Modern gas-fired power plants take less than a third of the time a coal plant needs to ramp up to full operation. That means they can quickly respond to an increase in demand for electricity or when the sun does not shine and/or there is limited wind.

Here in the US, use of renewables has risen significantly. And gas is being used in place of coal. These trends are good news from an environmental perspective.

In fact, the International Energy Agency has said that the US power sector has led the world in cutting carbon dioxide emissions over the past decade. Fatih Birol, the Agency’s Executive Director, told an audience at the World Economic Forum in Davos that this is thanks largely to natural gas displacing coal.

This is an important transition for the US, which uses 18% of the world’s energy supply and emits 16% of the world’s total greenhouse gas emissions.

State-level and market-driven momentum

So far, moves in the US energy mix to cut emissions have not primarily been driven by an overarching national policy. It’s the actions of individual states, the price of gas, and industry initiatives which are proving key to moving the country to a lower-carbon, higher efficiency energy future.

A separate piece of analysis by IHS recently concluded that market-driven changes in the mix of energy sources will result in around two-thirds of the States’ meetings goals set out in the Clean Power Plan. This will happen, the report states, without a national policy, as long as renewable tax credits remain stable and state policies are supportive.

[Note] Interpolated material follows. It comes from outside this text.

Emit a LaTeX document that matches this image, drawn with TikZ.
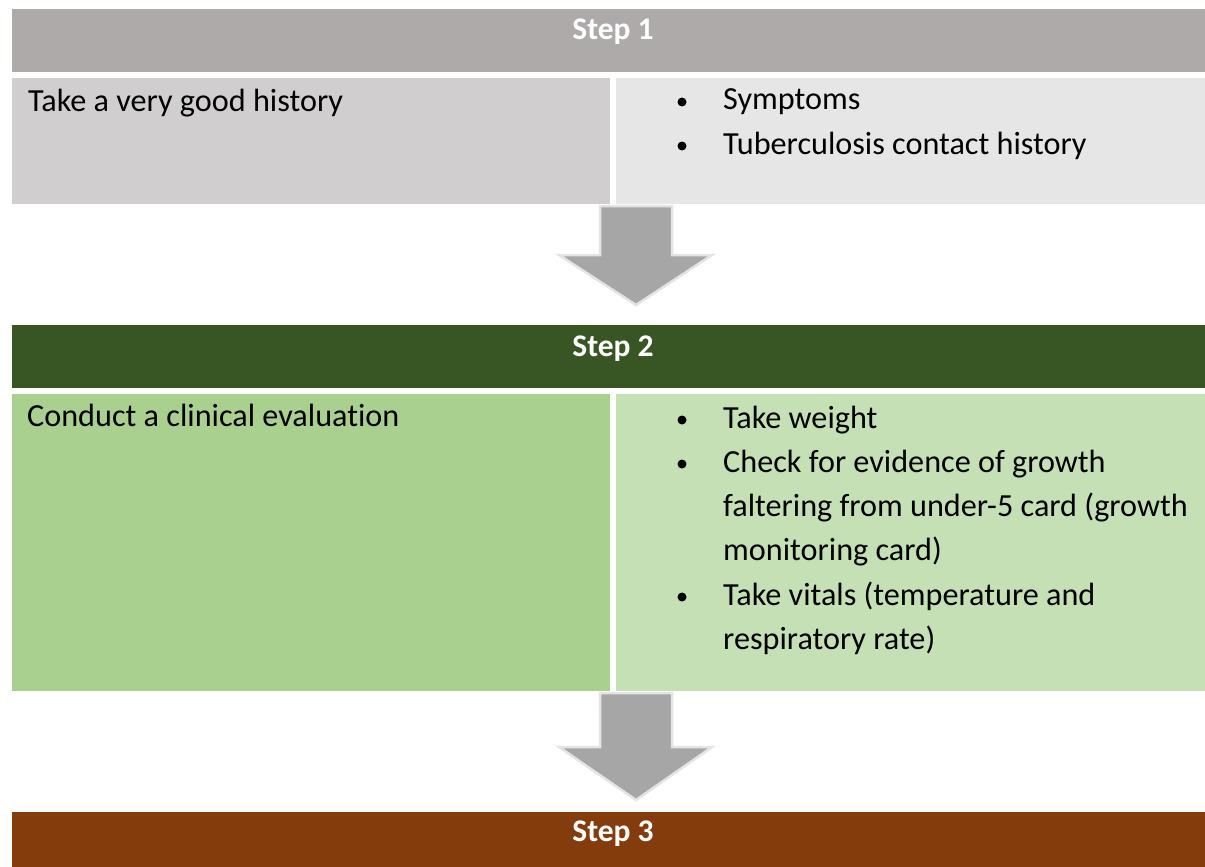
\documentclass[tikz,border=0pt]{standalone}
\usepackage{fontspec}
\setmainfont{Carlito}[Ligatures=NoCommon]
\definecolor{hdrgray}{HTML}{AEAAAA}
\definecolor{cellgrayA}{HTML}{D0CECE}
\definecolor{cellgrayB}{HTML}{E7E6E6}
\definecolor{hdrgreen}{HTML}{375623}
\definecolor{cellgreenA}{HTML}{A9D08E}
\definecolor{cellgreenB}{HTML}{C5E0B4}
\definecolor{hdrbrown}{HTML}{843C0C}
\definecolor{arrowfill}{HTML}{A6A6A6}
\definecolor{arrowedge}{HTML}{E4E4E4}
\begin{document}
\begin{tikzpicture}[x=1pt,y=-1pt,
  cell/.style={draw=none,inner sep=0pt,outer sep=0pt,anchor=north west},
  hdrtext/.style={text=white,inner sep=0pt,anchor=base,font=\fontsize{31.5}{38}\selectfont\bfseries},
  body/.style={inner sep=0pt,anchor=base west,font=\fontsize{32.2}{44.3}\selectfont},
  blt/.style={circle,fill=black,inner sep=0pt,minimum size=9pt},
  blockarrow/.style={fill=arrowfill,draw=arrowedge,line width=2.5pt,line join=miter}]
\useasboundingbox (0,0) rectangle (1205,867);
\fill[white] (0,0) rectangle (1205,867);

% Step 1
\node[cell,fill=hdrgray,minimum width=1193pt,minimum height=63pt] (h1) at (12,9) {};
\node[hdrtext] (h1t) at (613,40) {Step 1};
\node[cell,fill=cellgrayA,minimum width=598pt,minimum height=126pt] (c1l) at (12,78) {};
\node[cell,fill=cellgrayB,minimum width=589pt,minimum height=126pt] (c1r) at (616,78) {};
\node[body] (t1) at (28,111) {Take a very good history};
\node[blt] (b11) at (682,102) {};
\node[body] (t11) at (723,110) {Symptoms};
\node[blt] (b12) at (682,146) {};
\node[body] (t12) at (723,154) {Tuberculosis contact history};

% Arrow 1
\path[blockarrow] (600,206) -- (672,206) -- (672,255) -- (712,255) -- (636,305) -- (559,255) -- (600,255) -- cycle;

% Step 2
\node[cell,fill=hdrgreen,minimum width=1193pt,minimum height=63pt] (h2) at (12,325) {};
\node[hdrtext] (h2t) at (613,356) {Step 2};
\node[cell,fill=cellgreenA,minimum width=598pt,minimum height=297pt] (c2l) at (12,394) {};
\node[cell,fill=cellgreenB,minimum width=589pt,minimum height=297pt] (c2r) at (616,394) {};
\node[body] (t2) at (27,426) {Conduct a clinical evaluation};
\node[blt] (b21) at (682,420) {};
\node[body] (t21) at (723,428) {Take weight};
\node[blt] (b22) at (682,464) {};
\node[body] (t22a) at (723,472) {Check for evidence of growth};
\node[body] (t22b) at (723,516) {faltering from under-5 card (growth};
\node[body] (t22c) at (723,560) {monitoring card)};
\node[blt] (b23) at (682,597) {};
\node[body] (t23a) at (723,605) {Take vitals (temperature and};
\node[body] (t23b) at (723,649) {respiratory rate)};

% Arrow 2
\path[blockarrow] (600,693) -- (672,693) -- (672,747) -- (712,747) -- (636,800) -- (559,747) -- (600,747) -- cycle;

% Step 3
\node[cell,fill=hdrbrown,minimum width=1193pt,minimum height=55pt] (h3) at (12,812) {};
\node[hdrtext] (h3t) at (613,841) {Step 3};
\end{tikzpicture}
\end{document}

It’s worth adding that while vital, state policies aren’t everything. As ever in the US, market forces and innovation are essential to maintaining the momentum. As new technology is developed. This leads to lower costs. And hey presto – demand from consumers increases.

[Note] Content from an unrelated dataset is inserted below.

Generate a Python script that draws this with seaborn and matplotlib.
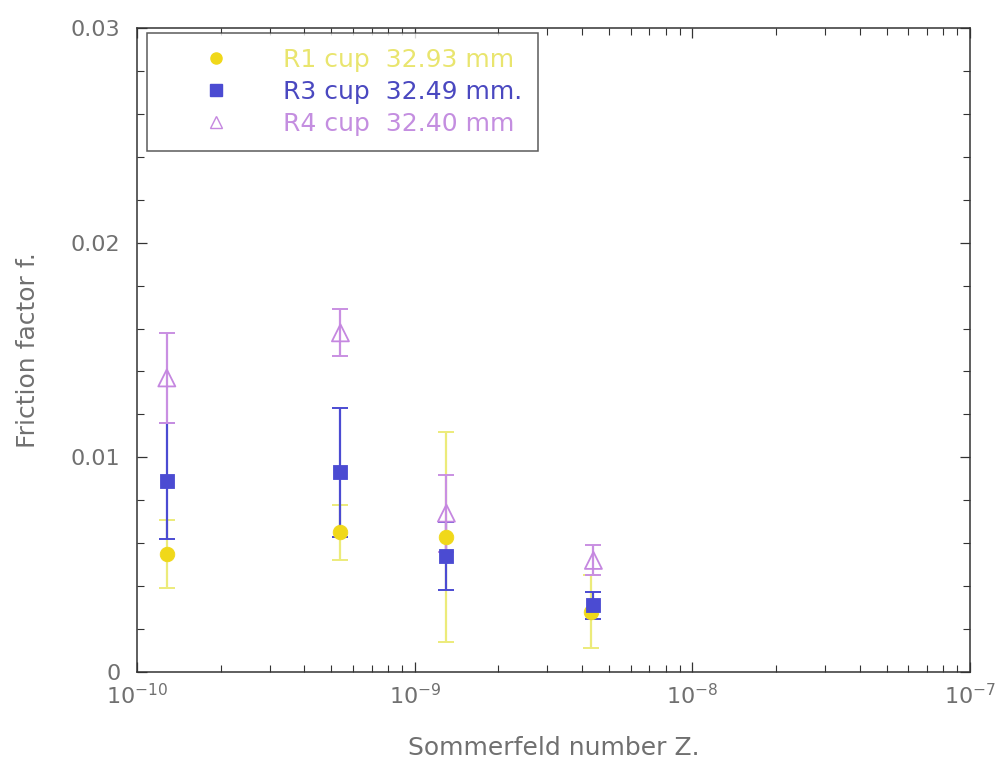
import numpy as np
import pandas as pd
import matplotlib
matplotlib.use("Agg")
import matplotlib.pyplot as plt
from matplotlib.ticker import LogLocator, MultipleLocator, FixedLocator, NullFormatter
from matplotlib.lines import Line2D
import seaborn as sns

# Sommerfeld number of each test condition
z_r1 = [1.28e-10, 5.4e-10, 1.30e-9, 4.30e-9]
z_r3 = [1.28e-10, 5.4e-10, 1.30e-9, 4.40e-9]
z_r4 = [1.28e-10, 5.4e-10, 1.30e-9, 4.40e-9]

# Friction factor (mean) and error half-widths
f_r1 = [0.0055, 0.0065, 0.0063, 0.0028]
e_r1 = [0.0016, 0.0013, 0.0049, 0.0017]
f_r3 = [0.0089, 0.0093, 0.0054, 0.0031]
e_r3 = [0.0027, 0.0030, 0.0016, 0.00065]
f_r4 = [0.0137, 0.0158, 0.0074, 0.0052]
e_r4 = [0.0021, 0.0011, 0.0018, 0.0007]

labels = ["R1 cup  32.93 mm", "R3 cup  32.49 mm.", "R4 cup  32.40 mm"]
colors = ["#f0d81a", "#4b4bd2", "#c587e0"]
bar_colors = ["#eceb7a", "#4b4bd2", "#c98fe2"]
text_colors = ["#e9e56e", "#4a48c0", "#c48ee0"]
markers = ["o", "s", "^"]

df = pd.DataFrame({
    "Z": z_r1 + z_r3 + z_r4,
    "f": f_r1 + f_r3 + f_r4,
    "err": e_r1 + e_r3 + e_r4,
    "series": [labels[0]] * 4 + [labels[1]] * 4 + [labels[2]] * 4,
})

sns.set_style("ticks")
plt.rcParams["font.family"] = ["DejaVu Sans"]

fig = plt.figure(figsize=(9.96, 7.68), dpi=100)
ax = fig.add_axes([0.1376, 0.125, 0.8364, 0.8385])

for lab, bc in zip(labels, bar_colors):
    sub = df[df["series"] == lab]
    ax.errorbar(sub["Z"], sub["f"], yerr=sub["err"], fmt="none",
                ecolor=bc, elinewidth=1.6, capsize=6, capthick=1.4, zorder=2)

for lab, col, mk in zip(labels, colors, markers):
    sub = df[df["series"] == lab]
    hollow = mk == "^"
    sns.scatterplot(data=sub, x="Z", y="f", ax=ax, marker=mk,
                    s=150 if hollow else 110,
                    color="none" if hollow else col,
                    edgecolor=col, linewidth=1.3 if hollow else 0.6,
                    zorder=3, legend=False)

ax.set_xscale("log")
ax.set_xlim(1e-10, 1e-7)
ax.set_ylim(0, 0.03)
ax.xaxis.set_major_locator(FixedLocator([1e-10, 1e-9, 1e-8, 1e-7]))
ax.xaxis.set_minor_locator(LogLocator(base=10, subs=np.arange(2, 10)))
ax.xaxis.set_minor_formatter(NullFormatter())
ax.set_xticklabels([r"$10^{-10}$", r"$10^{-9}$", r"$10^{-8}$", r"$10^{-7}$"])
ax.yaxis.set_major_locator(FixedLocator([0, 0.01, 0.02, 0.03]))
ax.set_yticklabels(["0", "0.01", "0.02", "0.03"])
ax.yaxis.set_minor_locator(MultipleLocator(0.002))

ax.tick_params(which="both", direction="in", top=True, right=True, colors="#333333",
               labelcolor="#707070", labelsize=16)
ax.tick_params(axis="y", pad=12)
ax.tick_params(axis="x", pad=8)
ax.tick_params(which="major", length=7, width=0.9)
ax.tick_params(which="minor", length=5, width=0.8)
for sp in ax.spines.values():
    sp.set_color("#333333")
    sp.set_linewidth(1.1)

ax.set_xlabel("Sommerfeld number Z.", fontsize=18, color="#707070", labelpad=20)
ax.set_ylabel("Friction factor f.", fontsize=18, color="#707070", labelpad=22)

handles = []
for lab, col, mk in zip(labels, colors, markers):
    handles.append(Line2D([], [], linestyle="none", marker=mk, markersize=8,
                          markerfacecolor=("none" if mk == "^" else col),
                          markeredgecolor=col, markeredgewidth=1.0))
leg = ax.legend(handles, labels, loc="upper left", bbox_to_anchor=(0.012, 0.992),
                fontsize=18, frameon=True, fancybox=False, borderpad=0.6,
                handletextpad=0.55, labelspacing=0.32, borderaxespad=0,
                handlelength=4.3)
leg.get_frame().set_edgecolor("#333333")
leg.get_frame().set_linewidth(1.1)
for txt, tc in zip(leg.get_texts(), text_colors):
    txt.set_color(tc)

fig.savefig("out.png", dpi=100, facecolor="white")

Innovations in wind power, for example, have lowered costs time and again over the past few years. So much so that in the oil and gas homeland of Texas, there are now more than 11,000 wind turbines.

Shell’s trading position

Shell has a big presence in the US – from our 14,000 branded retail stations to the 411,000 barrels of oil equivalent a day that we produce in both oil and natural gas. Shell, through its wholly owned subsidiary Shell Energy North America, is also the second largest wholesale marketer of power in the US. As part of our portfolio, we manage more than 10,000 megawatts of power generation capacity. That’s enough to power around 5 million homes.